Selbstentfaltung – eine Balance aus Bindung und Freiraum
Der Einfluss der Eltern auf den Lebensweg ist pauschal formuliert sehr groß, sagt der Psychotherapeut Manuel Podlecki – auch wenn es individuelle Unterschiede gibt. Für die Selbstentfaltung bräuchten Kinder Bindung und auch Freiraum. Zu viel Druck und Erwartungen könne diese Balance gefährden und die natürliche Entwicklung stören.
"Wenn wir ganz klein sind, dann gibt es für uns nur die Eltern. Zu ihnen schauen wir auf. Was sie machen, ist für uns richtig und unsere Orientierung."
In der Kindheit sind Eltern das primäre Orientierungsmuster, ihr Verhalten prägt unser Selbstbild, sagt Manuel Podlecki. So können negative Reaktionen oder Emotionen auf Dauer zu Selbstzweifeln führen und langfristige Probleme verursachen.
Innere Klarheit für eine bessere Selbstbehauptung
Als Psychotherapeut, so Manuel Podlecki, begegnet er regelmäßig Menschen, die nicht wissen, was sie wirklich wollen, durch äußere Erwartungen beeinflusst werden und Schwierigkeiten haben, sich gegen Widerstände der Eltern durchzusetzen. Innere Klarheit sei jedoch wichtig, um eigene Entscheidungen zu treffen und gegenüber den Eltern zu repräsentieren.
"Je mehr innere Klarheit ich habe und weiß, was ich machen will, desto leichter ist es, das mutig gegenüber den Eltern zu repräsentieren."
Ruheinseln, abseits von Ablenkungen wie Handy und sozialen Einflüssen, aber auch Aktivitäten wie Wandern oder Meditieren können helfen, um sich und die eigenen Bedürfnisse besser wahrzunehmen. Sich von den Erwartungen der Eltern emotional zu lösen sei ein längerer Weg und nur Schritt für Schritt möglich.
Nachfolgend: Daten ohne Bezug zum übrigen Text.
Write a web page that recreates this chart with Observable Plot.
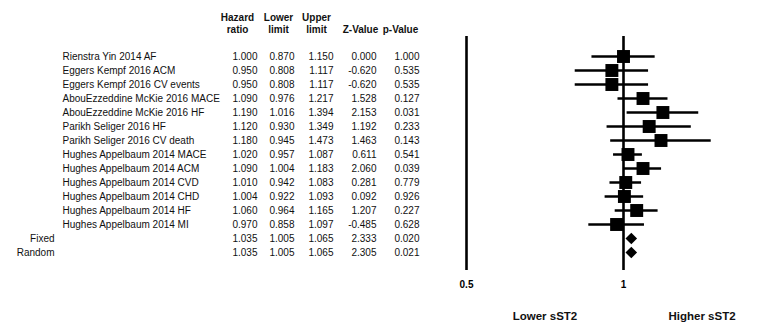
<!DOCTYPE html>
<html><head><meta charset="utf-8">
<script src="https://cdn.jsdelivr.net/npm/d3@7"></script>
<script src="https://cdn.jsdelivr.net/npm/@observablehq/plot@0.6"></script>
<style>body{margin:0;background:#fff;}</style>
</head><body><div id="chart"></div>
<script>
const studies = [
  "Rienstra Yin 2014 AF",
  "Eggers Kempf 2016 ACM",
  "Eggers Kempf 2016 CV events",
  "AbouEzzeddine McKie 2016 MACE",
  "AbouEzzeddine McKie 2016 HF",
  "Parikh Seliger 2016 HF",
  "Parikh Seliger 2016 CV death",
  "Hughes Appelbaum 2014 MACE",
  "Hughes Appelbaum 2014 ACM",
  "Hughes Appelbaum 2014 CVD",
  "Hughes Appelbaum 2014 CHD",
  "Hughes Appelbaum 2014 HF",
  "Hughes Appelbaum 2014 MI"
];
const summaryLabels = ["Fixed", "Random"];
const hazardRatio = [1.000,0.950,0.950,1.090,1.190,1.120,1.180,1.020,1.090,1.010,1.004,1.060,0.970,1.035,1.035];
const lowerLimit  = [0.870,0.808,0.808,0.976,1.016,0.930,0.945,0.957,1.004,0.942,0.922,0.964,0.858,1.005,1.005];
const upperLimit  = [1.150,1.117,1.117,1.217,1.394,1.349,1.473,1.087,1.183,1.083,1.093,1.165,1.097,1.065,1.065];
const zValue      = [0.000,-0.620,-0.620,1.528,2.153,1.192,1.463,0.611,2.060,0.281,0.092,1.207,-0.485,2.333,2.305];
const pValue      = [1.000,0.535,0.535,0.127,0.031,0.233,0.143,0.541,0.039,0.779,0.926,0.227,0.628,0.020,0.021];
const headerTop = ["Hazard", "Lower", "Upper", "", ""];
const headerBottom = ["ratio", "limit", "limit", "Z-Value", "p-Value"];
const scaleBounds = [0.5, 2];
const tickValues = [0.5, 1];
const verticalRules = [0.5, 1];
const directionLabels = ["Lower sST2", "Higher sST2"];

const labels = studies.concat(summaryLabels);
const rows = labels.map((label, i) => ({
  label, hr: hazardRatio[i], lo: lowerLimit[i], hi: upperLimit[i],
  z: zValue[i], p: pValue[i], summary: i >= studies.length
}));
const studyRows = rows.filter(d => !d.summary);
const summaryRows = rows.filter(d => d.summary);

const colKeys = ["hr", "lo", "hi", "z", "p"];
const colRight = [257, 294, 333, 376, 419];
const headerCenter = [237, 278, 316, 360, 400];

const columnMarks = colKeys.map((k, j) => Plot.text(rows, {
  y: "label", text: d => d[k].toFixed(3), frameAnchor: "left",
  dx: colRight[j], textAnchor: "end", fill: "#111"
}));
const headerMarks = [];
headerTop.forEach((t, j) => {
  if (t) headerMarks.push(Plot.text([t], {text: d => d, frameAnchor: "top-left", dx: headerCenter[j], dy: -23, fontWeight: "bold", textAnchor: "middle", fill: "#111"}));
});
headerBottom.forEach((t, j) => {
  headerMarks.push(Plot.text([t], {text: d => d, frameAnchor: "top-left", dx: headerCenter[j], dy: -11, fontWeight: "bold", textAnchor: "middle", fill: "#111"}));
});
// direction labels sit at the geometric middle of each half of the log axis
const halfCenters = [Math.sqrt(scaleBounds[0] * 1), Math.sqrt(1 * scaleBounds[1])];

const chart = Plot.plot({
  width: 775, height: 328,
  marginTop: 36, marginBottom: 58, marginLeft: 0, marginRight: 0,
  style: {fontFamily: "'Liberation Sans', Arial, sans-serif", fontSize: "10px", background: "#fff"},
  x: {type: "log", domain: scaleBounds, range: [466, 780]},
  y: {type: "point", domain: labels, range: [44, 263], axis: null},
  marks: [
    Plot.ruleX(verticalRules, {x: d => d, strokeWidth: 2.6, stroke: "#000"}),
    Plot.ruleY(studyRows, {y: "label", x1: "lo", x2: "hi", strokeWidth: 2.5, stroke: "#000"}),
    Plot.dot(studyRows, {x: "hr", y: "label", symbol: "square", r: 7.3, fill: "#000", stroke: null}),
    Plot.dot(summaryRows, {x: "hr", y: "label", symbol: "diamond2", r: 5.2, fill: "#000", stroke: null}),
    Plot.text(studyRows, {y: "label", text: "label", frameAnchor: "left", dx: 62, textAnchor: "start", fill: "#111"}),
    Plot.text(summaryRows, {y: "label", text: "label", frameAnchor: "left", dx: 54, textAnchor: "end", fill: "#111"}),
    ...columnMarks,
    ...headerMarks,
    Plot.axisX({ticks: tickValues, tickSize: 0, tickPadding: 10, fontWeight: "bold", tickFormat: d => String(d), label: null}),
    Plot.text(directionLabels, {
      x: (d, i) => halfCenters[i],
      text: d => d, frameAnchor: "bottom", dy: 49, fontWeight: "bold", fontSize: 11.5, fill: "#111"
    })
  ]
});
document.getElementById("chart").appendChild(chart);
</script>
</body></html>
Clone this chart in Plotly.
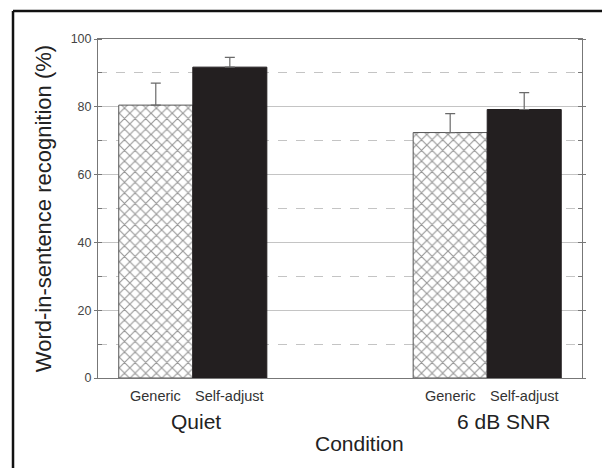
import plotly.graph_objects as go

groups = ["Quiet", "6 dB SNR"]
series_names = ["Generic", "Self-adjust"]
generic = [80.5, 72.4]
self_adjust = [91.7, 79.2]
generic_err = [6.5, 5.6]
self_err = [2.9, 5.0]
y_ticks = [0, 20, 40, 60, 80, 100]

FONT = "Liberation Sans, Arial, sans-serif"
BARGAP = 0.497
bar_w = (1 - BARGAP) / 2

fig = go.Figure()
fig.add_trace(go.Bar(
    x=groups, y=generic, name=series_names[0],
    marker=dict(color="white", line=dict(color="#555555", width=1),
                pattern=dict(shape="x", size=7.5, solidity=0.28,
                             fgcolor="#2e2e2e", bgcolor="white", fillmode="overlay")),
    error_y=dict(type="data", symmetric=False, array=generic_err,
                 arrayminus=[0] * len(generic), color="#6a6a6a", thickness=1.2, width=5),
))
fig.add_trace(go.Bar(
    x=groups, y=self_adjust, name=series_names[1],
    marker=dict(color="#231f20", line=dict(color="#231f20", width=1)),
    error_y=dict(type="data", symmetric=False, array=self_err,
                 arrayminus=[0] * len(self_adjust), color="#6a6a6a", thickness=1.2, width=5),
))

ann = []
for i, g in enumerate(groups):
    for j, s in enumerate(series_names):
        ann.append(dict(x=i + (j - 0.5) * bar_w, y=-0.053, xref="x", yref="paper",
                        text=s, showarrow=False, yanchor="middle",
                        font=dict(size=14.5, color="#333333", family=FONT)))
    ann.append(dict(x=i, y=-0.128, xref="x", yref="paper", text=g, showarrow=False,
                    yanchor="middle", xshift=3 if i == 0 else 16,
                    font=dict(size=21, color="#222222", family=FONT)))
ann.append(dict(x=0.541, y=-0.193, xref="paper", yref="paper", text="Condition",
                showarrow=False, yanchor="middle",
                font=dict(size=21, color="#222222", family=FONT)))

fig.update_layout(
    width=602, height=468,
    margin=dict(l=98, r=20, t=39, b=90),
    paper_bgcolor="white", plot_bgcolor="white",
    barmode="group", bargap=BARGAP, bargroupgap=0,
    showlegend=False,
    annotations=ann,
    font=dict(family=FONT),
    shapes=[
        dict(type="line", xref="paper", yref="paper", x0=-0.1756, x1=-0.1756,
             y0=1.0826, y1=-0.30, line=dict(color="#111111", width=2.5)),
        dict(type="line", xref="paper", yref="paper", x0=-0.1756, x1=1.1,
             y0=1.0826, y1=1.0826, line=dict(color="#111111", width=2.5)),
    ],
)
fig.update_xaxes(
    range=[-0.322, 1.322], showticklabels=False, ticks="",
    showline=True, linecolor="#777777", linewidth=1, mirror=True,
    showgrid=False, zeroline=False,
)
fig.update_yaxes(
    range=[0, 100], tickvals=y_ticks, ticks="outside", ticklen=3, tickcolor="#777777",
    tickfont=dict(size=12.5, color="#444444", family=FONT),
    showline=True, linecolor="#777777", linewidth=1, mirror="ticks",
    showgrid=True, gridcolor="#c4c4c4", gridwidth=1, zeroline=False,
    minor=dict(dtick=10, showgrid=True, gridcolor="#c4c4c4", griddash="dash",
               ticks="inside", ticklen=4, tickcolor="#777777"),
    title=dict(text="Word-in-sentence recognition (%)", standoff=12,
               font=dict(size=22, color="#222222", family=FONT)),
)

fig.write_html("out.html")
Auf dem Weg eines Menschen könne es auch passieren, dass wir Entscheidungen treffen, die sich wie ein Scheitern oder als nicht richtig anfühlen. Dabei kann auch das sehr hilfreich sein, so der Psychotherapeut. Es könnte zum Beispiel bedeuten, dass wir uns zu sehr in eine Richtung gezwängt haben und die authentische Verbindung fehlt. Es wird aber auch ein weiterer Schritt sein, unsere Wünsche, Sehnsüchte und Ziele besser zu begreifen.